Luke you sound disenchanted. May I suggest you google black on white, and black on Indian(Hispanic, Asian, etc.) killings since Zimmerman was exonerated. All of those killed, and early this morning not far from your home Luke, a young mother of four was killed in a bakery she was working in by two blacks wearing hoodies, was for what? Payback?. I expect that in the not too distant future a blowback will come that will resolve both the Hispanic black issue, and the white black issues. Obviously the Obama/Holder regime has declared war on non-blacks going back to allowing the voter intimidation in Philly (2008) and elsewhere in 2012, by the black racists to go by, then the fast and furious, the Libya slaughters, the IRS, and on and on. You think that some real black leadership would develop by now, oh well, you had the it's survival time. Amazing how 13% of the population tells the rest of us how f--ed up we are...stupid, really stupid.

Luke Easter July 23, 2013 6:23 am (Pacific time)

Minority Rights is like putting water in your engine and oil in your radiator. There is no such thing. Oh, the phrase is real but the corresponding actions are non-existent.
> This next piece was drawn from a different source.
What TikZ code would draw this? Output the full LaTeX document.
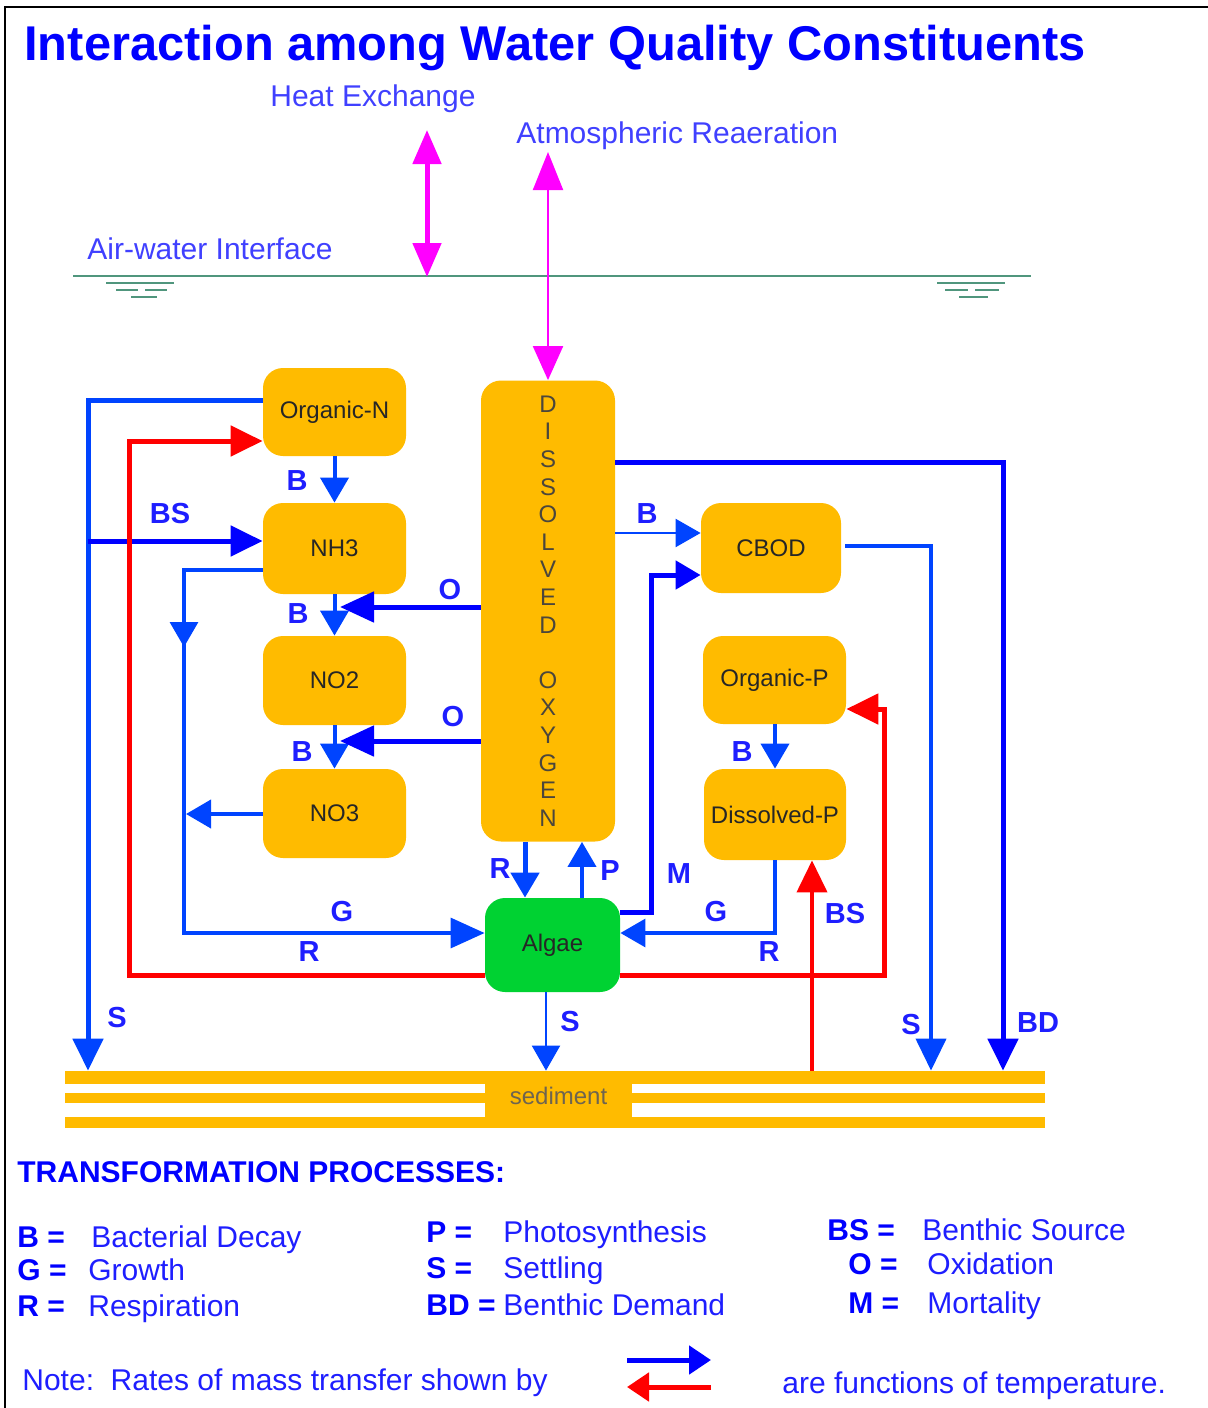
\documentclass[tikz,border=0pt]{standalone}
\usepackage{fontspec}
\setmainfont{Liberation Sans}
\usetikzlibrary{arrows.meta}
\definecolor{orng}{RGB}{255,187,0}
\definecolor{algaeg}{RGB}{0,210,50}
\definecolor{bdeep}{RGB}{0,0,255}
\definecolor{blight}{RGB}{0,68,255}
\definecolor{txtb}{RGB}{30,30,255}
\definecolor{mag}{RGB}{255,0,255}
\definecolor{wline}{RGB}{80,150,125}
\definecolor{dogray}{RGB}{75,70,60}
\definecolor{sedgray}{RGB}{110,100,80}
\begin{document}
\begin{tikzpicture}[x=0.5pt,y=-0.5pt,
  box/.style={fill=orng, rounded corners=10pt, inner sep=0pt, font=\fontsize{12}{14}\selectfont, text=black!85},
  lbl/.style={font=\bfseries\fontsize{14.5}{16}\selectfont, text=txtb, inner sep=0pt},
  leg/.style={font=\fontsize{15}{17}\selectfont, text=txtb, inner sep=0pt, anchor=base west},
  legb/.style={font=\bfseries\fontsize{15}{17}\selectfont, text=bdeep, inner sep=0pt, anchor=base west},
  thk/.style={line width=2.5pt},
  med/.style={line width=2pt},
  mid/.style={line width=1.6pt},
  thn/.style={line width=1.1pt},
  tipA/.style={-{Triangle[length=16pt,width=15pt]}},
  tipB/.style={-{Triangle[length=12.5pt,width=14pt]}},
  tipO/.style={-{Triangle[length=17pt,width=15pt]}}
]
\useasboundingbox (0,0) rectangle (1208,1408);
% frame
\draw[line width=1.4pt] (5,1408) -- (5,7) -- (1208,7);

% title
\node[anchor=base west, inner sep=0pt, font=\bfseries\fontsize{24.4}{28}\selectfont, text=bdeep] (title) at (24,60) {Interaction among Water Quality Constituents};
\node[leg, text=txtb!85] (heat) at (270,106) {Heat Exchange};
\node[leg, text=txtb!85] (atmo) at (516,143) {Atmospheric Reaeration};
\node[leg, text=txtb!85] (airw) at (87,259) {Air-water Interface};

% air-water interface
\draw[wline, line width=1.3pt] (73,276) -- (1031,276);
\begin{scope}[wline, line width=1pt]
\draw (106,283) -- (174,283);
\draw (116,290) -- (138,290) (145,290) -- (167,290);
\draw (131,297) -- (157,297);
\draw (937,283) -- (1005,283);
\draw (945,290) -- (968,290) (975,290) -- (999,290);
\draw (959,297) -- (988,297);
\end{scope}

% boxes
\node[box, minimum width=71.5pt, minimum height=44pt] (orgN) at (334.5,412) {Organic-N};
\node[box, minimum width=71.5pt, minimum height=45.5pt] (nh3) at (334.5,548.5) {NH3};
\node[box, minimum width=71.5pt, minimum height=44.5pt] (no2) at (334.5,680.5) {NO2};
\node[box, minimum width=71.5pt, minimum height=44.5pt] (no3) at (334.5,813.5) {NO3};
\node[box, minimum width=67pt, minimum height=230.5pt, align=center, text=dogray, font=\fontsize{12}{13.8}\selectfont] (do) at (548,611)
  {D\\I\\S\\S\\O\\L\\V\\E\\D\\\mbox{}\\O\\X\\Y\\G\\E\\N};
\node[box, minimum width=70pt, minimum height=45pt] (cbod) at (771,548) {CBOD};
\node[box, minimum width=71.5pt, minimum height=44pt] (orgP) at (774.5,680) {Organic-P};
\node[box, minimum width=71pt, minimum height=45.5pt] (disP) at (775,814.5) {Dissolved-P};
\node[box, fill=algaeg, minimum width=67.5pt, minimum height=47pt] (algae) at (552.5,945) {Algae};

% sediment
\node[fill=orng, inner sep=0pt, minimum width=490pt, minimum height=6.5pt] (sedtop) at (555,1077.5) {};
\fill[orng] (65,1093) rectangle (1045,1103);
\fill[orng] (65,1117) rectangle (1045,1128);
\fill[orng] (485,1071) rectangle (632,1128);
\node[inner sep=0pt, text=sedgray, font=\fontsize{12}{14}\selectfont] (sed) at (558.5,1096) {sediment};

% magenta arrows
\draw[mag, line width=2.5pt, {Triangle[length=17pt,width=14pt]}-{Triangle[length=17pt,width=14pt]}] (427,130) -- (427,277);
\draw[mag, line width=1pt, {Triangle[length=19pt,width=15pt]}-{Triangle[length=17pt,width=15pt]}] (548,152) -- (548,0 |- do.north);

% left side
\draw[blight, thk, tipA] (orgN.west |- 0,400) -- (88,400) -- (88,0 |- sedtop.north);
\draw[bdeep, thk, tipA] (88,541) -- (nh3.west |- 0,541);
\draw[red, thk, tipA] (algae.west |- 0,975) -- (129,975) -- (129,441) -- (orgN.west |- 0,441);
\draw[blight, med, tipB] (334.5,0 |- orgN.south) -- (334.5,0 |- nh3.north);
\draw[blight, med, tipB] (334.5,0 |- nh3.south) -- (334.5,0 |- no2.north);
\draw[blight, med, tipB] (334.5,0 |- no2.south) -- (334.5,0 |- no3.north);
\draw[blight, mid, tipO] (nh3.west |- 0,570) -- (184,570) -- (184,933) -- (algae.west |- 0,933);
\draw[blight, mid, tipB] (184,600) -- (184,647);
\draw[blight, med, tipB] (no3.west |- 0,814) -- (186,814);
\draw[bdeep, thk, tipO] (do.west |- 0,607) -- (340,607);
\draw[bdeep, thk, tipO] (do.west |- 0,741) -- (340,741);

% centre
\draw[blight, thk, tipB] (525,0 |- do.south) -- (525,0 |- algae.north);
\draw[blight, med, tipB] (582,0 |- algae.north) -- (582,0 |- do.south);
\draw[blight, thn, tipB] (546,0 |- algae.south) -- (546,0 |- sedtop.north);

% right side
\draw[bdeep, thk, tipB] (algae.east |- 0,912) -- (651,912) -- (651,575) -- (cbod.west |- 0,575);
\draw[blight, thn, tipB] (do.east |- 0,533) -- (cbod.west |- 0,533);
\draw[bdeep, thk, tipA] (do.east |- 0,462) -- (1003,462) -- (1003,0 |- sedtop.north);
\draw[blight, med, tipA] (845,546) -- (931,546) -- (931,0 |- sedtop.north);
\draw[blight, med, tipB] (775,0 |- orgP.south) -- (775,0 |- disP.north);
\draw[blight, mid, tipB] (775,0 |- disP.south) -- (775,933) -- (algae.east |- 0,933);
\draw[red, med, tipA] (812,0 |- sedtop.north) -- (812,0 |- disP.south);
\draw[red, thk, tipA] (algae.east |- 0,975) -- (884,975) -- (884,709) -- (orgP.east |- 0,709);

% connector labels
\node[lbl] (lS1) at (117,1018) {S};
\node[lbl] (lBS1) at (170,514) {BS};
\node[lbl] (lR1) at (309,952) {R};
\node[lbl] (lB1) at (297,481) {B};
\node[lbl] (lB2) at (298,614) {B};
\node[lbl] (lO1) at (450,590) {O};
\node[lbl] (lB3) at (302,752) {B};
\node[lbl] (lO2) at (453,717) {O};
\node[lbl] (lG1) at (342,912) {G};
\node[lbl] (lR2) at (500,869) {R};
\node[lbl] (lP) at (610,871) {P};
\node[lbl] (lM) at (679,874) {M};
\node[lbl] (lB4) at (647,514) {B};
\node[lbl] (lG2) at (716,912) {G};
\node[lbl] (lR3) at (769,952) {R};
\node[lbl] (lBS2) at (845,914) {BS};
\node[lbl] (lS2) at (570,1022) {S};
\node[lbl] (lS3) at (911,1025) {S};
\node[lbl] (lBD) at (1038,1023) {BD};
\node[lbl] (lB5) at (742,752) {B};

% legend
\node[legb] (tp) at (17,1182) {TRANSFORMATION PROCESSES:};
\node[legb] (k1) at (17,1247) {B =};
\node[leg] (v1) at (91,1247) {Bacterial Decay};
\node[legb] (k2) at (17,1280) {G =};
\node[leg] (v2) at (88,1280) {Growth};
\node[legb] (k3) at (17,1316) {R =};
\node[leg] (v3) at (88,1316) {Respiration};
\node[legb] (k4) at (426,1242) {P =};
\node[leg] (v4) at (503,1242) {Photosynthesis};
\node[legb] (k5) at (426,1278) {S =};
\node[leg] (v5) at (503,1278) {Settling};
\node[legb] (k6) at (426,1315) {BD =};
\node[leg] (v6) at (503,1315) {Benthic Demand};
\node[legb] (k7) at (827,1240) {BS =};
\node[leg] (v7) at (922,1240) {Benthic Source};
\node[legb] (k8) at (848,1274) {O =};
\node[leg] (v8) at (927,1274) {Oxidation};
\node[legb] (k9) at (848,1313) {M =};
\node[leg] (v9) at (927,1313) {Mortality};
\node[leg] (note) at (22,1390) {Note:\ \ Rates of mass transfer shown by};
\node[leg] (note2) at (782,1393) {are functions of temperature.};
\coordinate (ba1) at (627,1360);
\coordinate (ba2) at (711,1360);
\coordinate (ra1) at (711,1387);
\coordinate (ra2) at (627,1387);
\draw[bdeep, line width=2.5pt, -{Triangle[length=11pt,width=14pt]}] (ba1) -- (ba2);
\draw[red, line width=2.5pt, -{Triangle[length=11pt,width=14pt]}] (ra1) -- (ra2);
\end{tikzpicture}
\end{document}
It's like military intelligence. You know, the kind that detected WMD's resulting in deaths, loss of limbs and PTSD by U.S. Forces in a war based on lies. Should Saddam have been taken out? Absolutely! But, based on fact, not on jack. There's a reason the divde is wide instead of narrow. Just ask the American Indian. If you can find a pure one.

Anonymous July 23, 2013 12:26 am (Pacific time)

What a crack. Trayvon has a birth certificate which shows he was born in America. Obama does not have one because he was born in Indonesia. Obama was born with a silver spoon in his mouth. Obama went to college on tax payers money. Obama crew up in a communist environment. Trayvon is black, Obama is half white and half black. Trayvon was a petty criminal, Obama is a full scale criminal. Murder, fraud, treason.

pinkfloyd July 22, 2013 2:17 pm (Pacific time)

Not much said about al sharpton, jesse jackson, mainstream media, and the obama administration using this incident to start racial divide, chaos and death. sharpton and jesse do it because they are a sellout to their own race for fame and money, obama admin does it to distract from his dozens of crimes, and the media does it because they are told to. I dont post here because I have a dog in the fight regarding this incident, I post to show people this is all hype to distract us, while others use it to promote their evil agendas. Why doesnt the obama admin/jesse/al/etc talk about the poison in the water? The GMO food that is killing us all? Pharma drugs killing hundreds of thousands? Sending jobs to Asia? etc etc etc.

Anonymous July 22, 2013 6:30 am (Pacific time)

Gang membership is up 40% since Obama was elected. Ironically gun sales/ownership is at record levels and firearm crime has been decreasing. Though black on white violent crime is up 14%. To be aware of your immediate environment is a genetic force to aid one's survival. Suffice, aware individuals observe what is a possible danger to them, immediately and down the line (to extrapolate). One can state all the historical analysis they want, whether accurate or not, it means nothing to one's immediate safety.

Anonymous July 22, 2013 5:17 am (Pacific time)

The weekend of Zim's aquittal 51 Blacks were shot in Chicago and of that 51, 11 died. Just this past weekend multiple shootings and several more dead. Blue Ribbon Study? Dude, what planet R U on?